Os italianos adoram comer. E adoram cozinhar. A mesma paixão que revelam quando se dividem entre times rivais, eles revelam quando se trata de defender a receita original e a mais original de um prato! A mesma paixão que revelam ao defender a sua seleção, mostram ao unirem-se contra qualquer tentativa de internacionalizar seus pratos, desfigurando a cor local.
O professor Massimo Montanari, da Universidade de Bolonha, escreve sobre o sentido de originalidade em um artigo do livro "Il Pregiudizio Universale" (um jogo de palavras com a expressão "juízo universal"; mas o título deve ser traduzido como "o preconceito universal", "pregiudizio" é um falso cognato). No caso, a noção de receita original parte de um típico prato da cozinha do Lácio, a massa à carbonara. O autor explica que há inúmeras receitas na rede e que o uso de alguns ingredientes chega a causar inimizades. É o amor pela cozinha e pela tradição. Quando uma receita é assinada por um cozinheiro, a preparação adquire nome e sobrenome. Fixa-se, mas se cristaliza. Para falar de receitas criadas por cozinheiros, Montanari usa o termo "fossilização", uma palavra que também empregamos na linguística, embora com um sentido diferente. Por isso, preferi usar o verbo "cristalizar".
Já a tradição é anônima, é o resultado de experimentos, tentativas, e não é garantido que seja imutável, pelo contrário, é sempre inserida na história, é móvel. Se uma receita pega, torna-se tradicional; se não pega, cai no esquecimento. O historiador interessa-se mais por esse processo, pelas condições que permitiram que uma receita se tornasse tradicional, do que pela receita inaugural. Montanari explica ainda que a cozinha é uma sala de concertos e a receita é como uma partitura: cada interpretação torna-se única.

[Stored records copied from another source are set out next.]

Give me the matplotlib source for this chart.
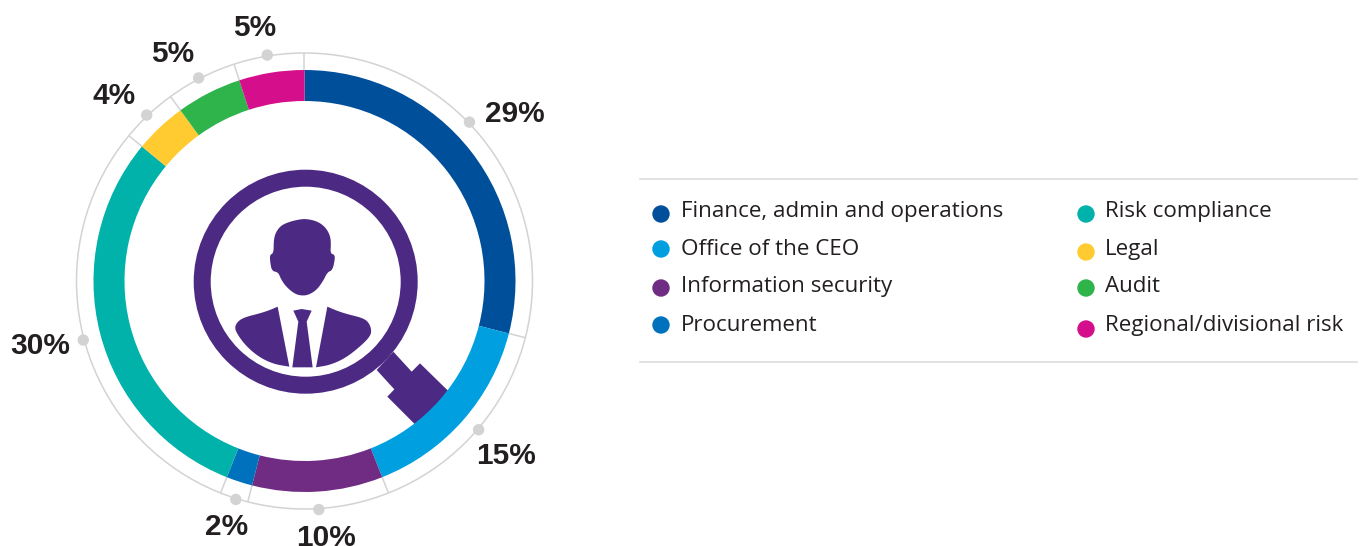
import numpy as np
import matplotlib
matplotlib.use('Agg')
import matplotlib.pyplot as plt
from matplotlib.patches import Polygon, Circle

categories = ["Finance, admin and operations", "Office of the CEO", "Information security", "Procurement",
              "Risk compliance", "Legal", "Audit", "Regional/divisional risk"]
values = [29, 15, 10, 2, 30, 4, 5, 5]
labels = ["29%", "15%", "10%", "2%", "30%", "4%", "5%", "5%"]
colors = ["#004F9A", "#009FDF", "#702B82", "#0071BC", "#00B2A9", "#FFCB31", "#2FB44C", "#D50F8C"]
dot_shift = [-1.7, -0.25, 0, -0.15, -0.15, -0.1, -0.15, -0.1]

W, H = 1361, 546
CX, CY = 304.5, 281
R_OUT, R_IN, R_RIM = 211, 180, 228
ICON = "#4C2A84"; GREY = "#D3D3D3"; INK = "#231F20"

fig = plt.figure(figsize=(W/100, H/100), dpi=100)
ax = fig.add_axes([0, 0, 1, 1])

def Y(py):
    return H - py
def polar(share, r):
    a = np.deg2rad(share * 3.6)
    return CX + r*np.sin(a), Y(CY) + r*np.cos(a)
def zoomed(pts):
    return [(180 + x/3, Y(160 + y/3)) for x, y in pts]
def smooth(pts, n=3, closed=False):
    p = np.asarray(pts, float)
    for _ in range(n):
        q = np.roll(p, -1, axis=0) if closed else p[1:]
        a = p if closed else p[:-1]
        new = np.empty((2*len(a), 2))
        new[0::2] = 0.75*a + 0.25*q
        new[1::2] = 0.25*a + 0.75*q
        p = new if closed else np.vstack([p[:1], new, p[-1:]])
    return [tuple(v) for v in p]

# rim
ax.add_patch(Circle((CX, Y(CY)), R_RIM, fill=False, ec=GREY, lw=1.1, zorder=1))
cum = np.cumsum(values)
for c in np.r_[0, cum[:-1]]:
    a, b = polar(c, R_OUT-2), polar(c, R_RIM)
    ax.plot([a[0], b[0]], [a[1], b[1]], color=GREY, lw=1.1, zorder=1, solid_capstyle='butt')

# magnifier handle (under the ring)
ax.add_patch(Polygon(zoomed([(640,575),(695,635),(720,610),(815,703),(715,803),(622,710),(643,688),(590,630)]),
                     fc=ICON, ec='none', zorder=2))

# ring
ax.pie(values, colors=colors, startangle=90, counterclock=False, radius=R_OUT, center=(CX, Y(CY)),
       wedgeprops=dict(width=R_OUT-R_IN, linewidth=0, zorder=3), frame=False)
for w in ax.patches:
    if hasattr(w, 'theta1'):
        w.set_zorder(3)

# dots and value labels (x centre, baseline)
lab_xy = [(515,122),(506,464),(326,546),(227,535),(40,354),(114,104),(173,62),(255,36)]
starts = np.r_[0, cum[:-1]]
for s, v, shift, lab, (lx, ly) in zip(starts, values, dot_shift, labels, lab_xy):
    px, py = polar(s + v/2 + shift, R_RIM + 1)
    ax.add_patch(Circle((px, py), 5.7, fc=GREY, ec='none', zorder=4))
    ax.text(lx, Y(ly), lab, ha='center', va='baseline', family='Liberation Sans', weight='bold',
            fontsize=21.5, color=INK, zorder=5)

# magnifier lens
lens = (305.7, Y(281.7))
ax.add_patch(Circle(lens, 103.5, fill=False, ec=ICON, lw=17*0.72, zorder=4))

# person
head = [(350,180),(375,176),(410,183),(435,200),(450,225),(453,250),(451,280),(463,284),(465,295),(458,330),(442,337),
        (430,362),(410,390),(385,405),(365,407),(345,402),(320,382),(303,358),(295,337),(276,333),(271,310),(269,285),
        (281,279),(281,240),(288,215),(305,195),(330,185)]
left = [(293,440)] + smooth([(293,440),(270,450),(240,460),(200,470),(178,480),(165,497),(167,515),(195,555),(235,590),(280,612),(328,620)])[1:-1] + [(328,620)]
right = [(442,440)] + smooth([(442,440),(470,452),(500,462),(545,473),(565,485),(575,510),(570,530),(540,560),(495,595),(450,615),(408,622)])[1:-1] + [(408,622)]
tie = [(340,452),(365,447),(395,452),(380,485),(398,622),(337,622),(355,485)]
for shape in (smooth(head, 2, closed=True), left, right, tie):
    ax.add_patch(Polygon(zoomed(shape), fc=ICON, ec='none', zorder=4))

# legend
ax.plot([640, 1357], [Y(179), Y(179)], color="#D9D9D9", lw=1.1)
ax.plot([640, 1357], [Y(362), Y(362)], color="#D9D9D9", lw=1.1)
dot_pos = [(661,214),(661,249),(661,288),(661,325),(1086,214),(1086,252),(1086,288),(1086,329)]
text_pos = [(681,217),(681,255),(681,292),(681,331),(1105,217),(1105,255),(1105,292),(1105,331)]
for name, col, (dx, dy), (tx, ty) in zip(categories, colors, dot_pos, text_pos):
    ax.add_patch(Circle((dx, Y(dy)), 8.7, fc=col, ec='none', zorder=4))
    ax.text(tx, Y(ty), name, ha='left', va='baseline', family='Open Sans', fontsize=16.1, color=INK)

ax.set_xlim(0, W); ax.set_ylim(0, H)
ax.set_aspect('auto')
ax.axis('off')
fig.savefig('out.png', dpi=100, facecolor='white')
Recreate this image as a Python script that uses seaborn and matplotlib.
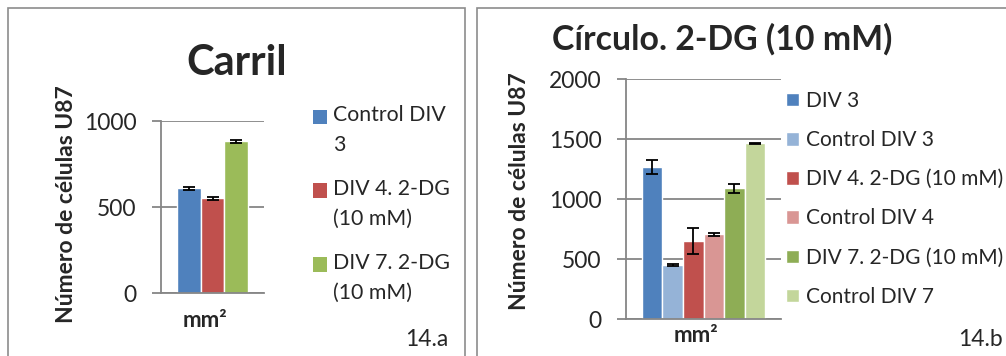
import matplotlib
matplotlib.use("Agg")
import matplotlib.pyplot as plt
from matplotlib.patches import Rectangle
from matplotlib.legend_handler import HandlerPatch
from matplotlib.transforms import ScaledTranslation
import seaborn as sns
import pandas as pd

# ---- data ----
category = ["mm²"]
left_series = ["Control DIV\n3", "DIV 4. 2-DG\n(10 mM)", "DIV 7. 2-DG\n(10 mM)"]
left_values = [609, 551, 882]
left_errors = [8, 9, 8]
left_colors = ["#4F81BD", "#C0504D", "#9BBB59"]

right_series = ["DIV 3", "Control DIV 3", "DIV 4. 2-DG (10 mM)", "Control DIV 4",
                "DIV 7. 2-DG (10 mM)", "Control DIV 7"]
right_values = [1269, 452, 652, 708, 1092, 1467]
right_errors = [56, 5, 110, 10, 38, 3]
right_colors = ["#4F81BD", "#95B3D7", "#C0504D", "#D99694", "#8EAD55", "#C3D69B"]

left_yticks = [0, 500, 1000]
right_yticks = [0, 500, 1000, 1500, 2000]

sns.set_theme(style="white")
plt.rcParams["font.family"] = ["Lato", "DejaVu Sans"]

W, H = 1006, 356
fig = plt.figure(figsize=(W / 100, H / 100), dpi=100)
fig.patch.set_facecolor("white")

GRAY = "#868686"


def px_axes(x0, x1, ytop, ybot):
    return fig.add_axes([x0 / W, (H - ybot) / H, (x1 - x0) / W, (ybot - ytop) / H])


def draw_panel(ax, series, values, errors, colors, yticks, width, ymax, xpad):
    df = pd.DataFrame({"cat": category * len(series), "val": values, "series": series})
    sns.barplot(data=df, x="cat", y="val", hue="series", hue_order=series,
                palette=colors, saturation=1, width=width, gap=0,
                errorbar=None, ax=ax, legend=False)
    bars = ax.patches[:len(series)]
    xs = [b.get_x() + b.get_width() / 2 for b in bars]
    hs = [b.get_height() for b in bars]
    ax.errorbar(xs, hs, yerr=errors, fmt="none", ecolor="black",
                elinewidth=1.3, capsize=4.6, capthick=1.3, zorder=5)
    ax.set_ylim(0, ymax)
    ax.set_xlim(-0.5, 0.5)
    ax.set_yticks(yticks)
    ax.yaxis.grid(True, color=GRAY, linewidth=1.3)
    ax.set_axisbelow(True)
    for s in ["top", "right"]:
        ax.spines[s].set_visible(False)
    for s in ["left", "bottom"]:
        ax.spines[s].set_color(GRAY)
        ax.spines[s].set_linewidth(1.3)
    ax.tick_params(axis="y", direction="out", length=6.5, width=1.3, color=GRAY,
                   labelsize=16.5, pad=11, left=True)
    ax.tick_params(axis="x", length=0, labelsize=16, pad=xpad)
    shift = ScaledTranslation(-8 / 100, 0, fig.dpi_scale_trans)
    for t in ax.get_xticklabels():
        t.set_fontweight("bold")
        t.set_transform(t.get_transform() + shift)
    ax.set_xlabel("")
    ax.set_facecolor("none")
    return bars


class TopHandler(HandlerPatch):
    """Square legend key aligned with the first line of a two-line label."""

    def __init__(self, shift, **kw):
        super().__init__(**kw)
        self.shift = shift

    def create_artists(self, legend, orig_handle, xdescent, ydescent, width,
                       height, fontsize, trans):
        p = Rectangle((-xdescent, -ydescent + self.shift), width, height,
                      facecolor=orig_handle.get_facecolor(), edgecolor="none")
        p.set_transform(trans)
        return [p]


# ---------- left panel ----------
axL = px_axes(161, 264, 121, 293)
barsL = draw_panel(axL, left_series, left_values, left_errors, left_colors,
                   left_yticks, 0.68, 1000, xpad=12)
axL.set_ylabel("Número de células U87", fontsize=16.5, fontweight="bold")
axL.yaxis.label.set_va("center")
axL.yaxis.set_label_coords((66.5 - 161) / 103, (293 - 204) / 172)
axL.set_title("Carril", fontsize=30, fontweight="bold", pad=0,
              x=(236.7 - 161) / 103, y=(293 - 75) / 172, va="baseline")
legL = axL.legend(handles=barsL, labels=left_series, loc="upper left",
                  bbox_to_anchor=(313 / W, 1 - 105 / H), bbox_transform=fig.transFigure,
                  frameon=False, fontsize=15.3, handlelength=0.67, handleheight=0.67,
                  handletextpad=0.29, labelspacing=1.1, borderpad=0, borderaxespad=0,
                  handler_map={Rectangle: TopHandler(shift=10.0)})
for t in legL.get_texts():
    t.set_linespacing(1.65)

# ---------- right panel ----------
axR = px_axes(626, 781, 79.3, 319.3)
barsR = draw_panel(axR, right_series, right_values, right_errors, right_colors,
                   right_yticks, 0.796, 2000, xpad=4)
axR.set_ylabel("Número de células U87", fontsize=16.5, fontweight="bold")
axR.yaxis.label.set_va("center")
axR.yaxis.set_label_coords((519 - 626) / 155, (319.3 - 191.5) / 240)
axR.set_title("Círculo. 2-DG (10 mM)", fontsize=24.4, fontweight="bold", pad=0,
              x=(722 - 626) / 155, y=(319.3 - 49.3) / 240, va="baseline")
axR.legend(handles=barsR, labels=right_series, loc="upper left",
           bbox_to_anchor=(786 / W, 1 - 91 / H), bbox_transform=fig.transFigure,
           frameon=False, fontsize=15, handlelength=0.62, handleheight=0.62,
           handletextpad=0.33, labelspacing=0.92, borderpad=0, borderaxespad=0)

# ---------- panel frames and labels ----------
fig.add_artist(Rectangle((8 / W, -0.1), (465 - 8) / W, 0.1 + (H - 8) / H,
                         transform=fig.transFigure, fill=False, ec="#8c8c8c", lw=1.2))
fig.add_artist(Rectangle((477 / W, -0.1), 0.6, 0.1 + (H - 8) / H,
                         transform=fig.transFigure, fill=False, ec="#8c8c8c", lw=1.2))
fig.text(448 / W, 1 - 340 / H, "14.a", fontsize=16.5, ha="right", va="center")
fig.text(958 / W, 1 - 340 / H, "14.b", fontsize=16.5, ha="left", va="center")

fig.savefig("out.png", dpi=100, facecolor="white")
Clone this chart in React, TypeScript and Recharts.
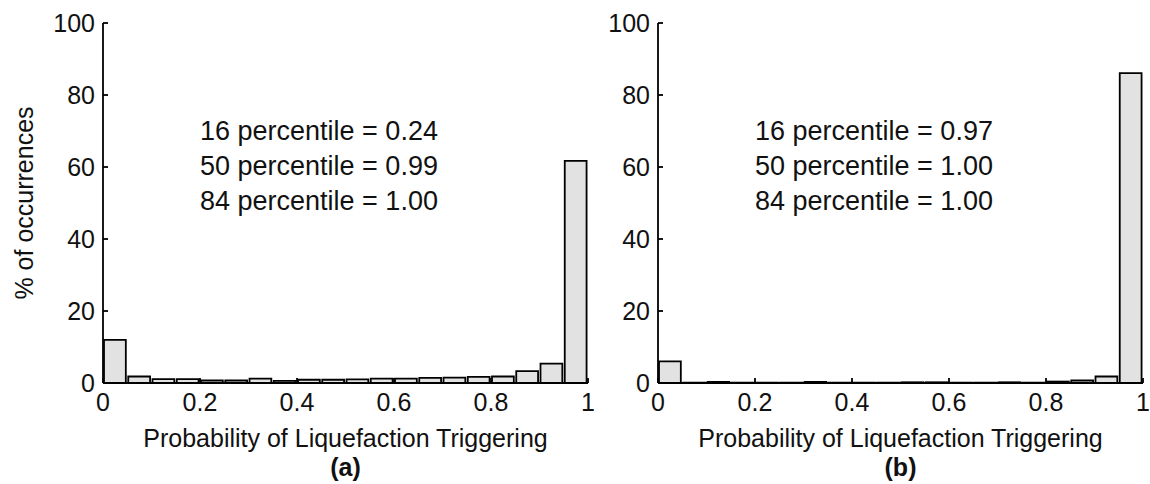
import React from "react";
import { BarChart, Bar, XAxis, YAxis, Customized } from "recharts";

// histogram bins: centres of the twenty 0.05-wide bins
const BIN_MID = [
  0.025, 0.075, 0.125, 0.175, 0.225, 0.275, 0.325, 0.375, 0.425, 0.475,
  0.525, 0.575, 0.625, 0.675, 0.725, 0.775, 0.825, 0.875, 0.925, 0.975,
];

// % of occurrences, panel (a)
const PCT_A = [
  12.0, 1.8, 1.1, 1.1, 0.7, 0.7, 1.2, 0.6, 0.9, 0.9,
  1.0, 1.2, 1.2, 1.4, 1.5, 1.7, 1.8, 3.3, 5.4, 61.7,
];

// % of occurrences, panel (b)
const PCT_B = [
  6.0, 0.1, 0.3, 0.1, 0.1, 0.1, 0.3, 0.1, 0.1, 0.1,
  0.2, 0.2, 0.1, 0.1, 0.2, 0.1, 0.4, 0.7, 1.8, 86.1,
];

const X_TICKS = [0, 0.2, 0.4, 0.6, 0.8, 1];
const Y_TICKS = [0, 20, 40, 60, 80, 100];

const NOTES_A = ["16 percentile = 0.24", "50 percentile = 0.99", "84 percentile = 1.00"];
const NOTES_B = ["16 percentile = 0.97", "50 percentile = 1.00", "84 percentile = 1.00"];

const FONT = "'Liberation Sans', Arial, sans-serif";
const PLOT_W = 485;
const PLOT_H = 360;
const LEFT = 103;
const TOP = 23;
const LINE_W = 1.8;

const fmtX = (v: number) => (v === 0 ? "0" : v === 1 ? "1" : String(v));

interface PanelProps {
  values: number[];
  notes: string[];
  tag: string;
  showYLabel: boolean;
}

function Panel({ values, notes, tag, showYLabel }: PanelProps) {
  const data = BIN_MID.map((m, i) => ({ mid: m, pct: values[i] }));
  const width = LEFT + PLOT_W + 8;
  const height = 484;

  const Notes = () => (
    <g>
      {notes.map((t, i) => (
        <text
          key={t + i}
          x={LEFT + 97}
          y={140 + i * 35}
          fontSize={27}
          fontFamily={FONT}
          fill="#111"
        >
          {t}
        </text>
      ))}
    </g>
  );

  return (
    <BarChart
      width={width}
      height={height}
      data={data}
      margin={{ top: TOP, right: 8, bottom: 0, left: 0 }}
      barCategoryGap={0}
    >
      <XAxis
        dataKey="mid"
        type="number"
        domain={[0, 1]}
        ticks={X_TICKS}
        tickFormatter={fmtX}
        allowDataOverflow
        height={height - TOP - PLOT_H}
        tickSize={-5}
        tickMargin={15}
        stroke="#000"
        strokeWidth={LINE_W}
        tick={{ fontSize: 25, fill: "#111", fontFamily: FONT }}
        label={{
          content: ({ viewBox }: any) => (
            <g>
              <text
                x={viewBox.x + viewBox.width / 2}
                y={viewBox.y + 64}
                textAnchor="middle"
                fontSize={25}
                fontFamily={FONT}
                fill="#111"
              >
                Probability of Liquefaction Triggering
              </text>
              <text
                x={viewBox.x + viewBox.width / 2}
                y={viewBox.y + 93}
                textAnchor="middle"
                fontSize={25}
                fontWeight="bold"
                fontFamily={FONT}
                fill="#111"
              >
                {tag}
              </text>
            </g>
          ),
        }}
      />
      <XAxis
        xAxisId="top"
        dataKey="mid"
        type="number"
        orientation="top"
        domain={[0, 1]}
        ticks={X_TICKS}
        allowDataOverflow
        height={0}
        tickSize={-5}
        tick={false}
        stroke="#000"
        strokeWidth={LINE_W}
      />
      <YAxis
        type="number"
        domain={[0, 100]}
        ticks={Y_TICKS}
        width={LEFT}
        tickSize={-5}
        tickMargin={13}
        stroke="#000"
        strokeWidth={LINE_W}
        tick={{ fontSize: 25, fill: "#111", fontFamily: FONT }}
        label={
          showYLabel
            ? {
                content: ({ viewBox }: any) => (
                  <text
                    x={24}
                    y={viewBox.y + viewBox.height / 2}
                    transform={`rotate(-90 24 ${viewBox.y + viewBox.height / 2})`}
                    textAnchor="middle"
                    dominantBaseline="central"
                    fontSize={25}
                    fontFamily={FONT}
                    fill="#111"
                  >
                    % of occurrences
                  </text>
                ),
              }
            : undefined
        }
      />
      <YAxis
        yAxisId="right"
        orientation="right"
        type="number"
        domain={[0, 100]}
        ticks={Y_TICKS}
        width={0}
        tickSize={-5}
        tick={false}
        stroke="#000"
        strokeWidth={LINE_W}
      />
      <Bar
        dataKey="pct"
        fill="#e2e2e2"
        stroke="#000"
        strokeWidth={LINE_W}
        barSize={PLOT_W / 20}
        isAnimationActive={false}
      />
      <Customized component={Notes} />
    </BarChart>
  );
}

export default function App() {
  return (
    <div
      style={{
        position: "absolute",
        left: 0,
        top: 0,
        width: 1150,
        height: 484,
        background: "#fff",
      }}
    >
      <div style={{ position: "absolute", left: 0, top: 0 }}>
        <Panel values={PCT_A} notes={NOTES_A} tag="(a)" showYLabel />
      </div>
      <div style={{ position: "absolute", left: 555, top: 0 }}>
        <Panel values={PCT_B} notes={NOTES_B} tag="(b)" showYLabel={false} />
      </div>
    </div>
  );
}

Achei esse artigo muito interessante e acho que basta trocar a palavra "receita" por "língua" para entendermos sem espantos os processos de transformações aos quais as línguas são submetidas continuamente. As línguas também possuem uma gramática, como os pratos possuem uma receita. Muitas vezes, certas palavras são reservadas aos seus autores ilustres, que possuem licença poética, enquanto a maioria dos falantes, se as usassem, seriam rotulados de traição ao idioma. Os estudiosos da língua, como os especialistas em alimentação, também se interessam mais pelo processo que permitiu a uma palavra consolidar-se ou ser abandonada por seus falantes, embora nunca deixe de ter importância a palavra inaugural, a certidão de nascimento, a inscrição ou o documento na qual foi encontrada pela primeira vez.
Quanto à massa: segundo me disseram, a receita tradicional da carbonara não leva cebola. Digo isso correndo o risco de perder vários amigos italianos.

O título do artigo que mencionei é: "La carbonara senza cipolla, dogma infranto con la fantasia", de Massimo Montanari, La Repubblica, 18/11/2016 (não encontrei a versão online).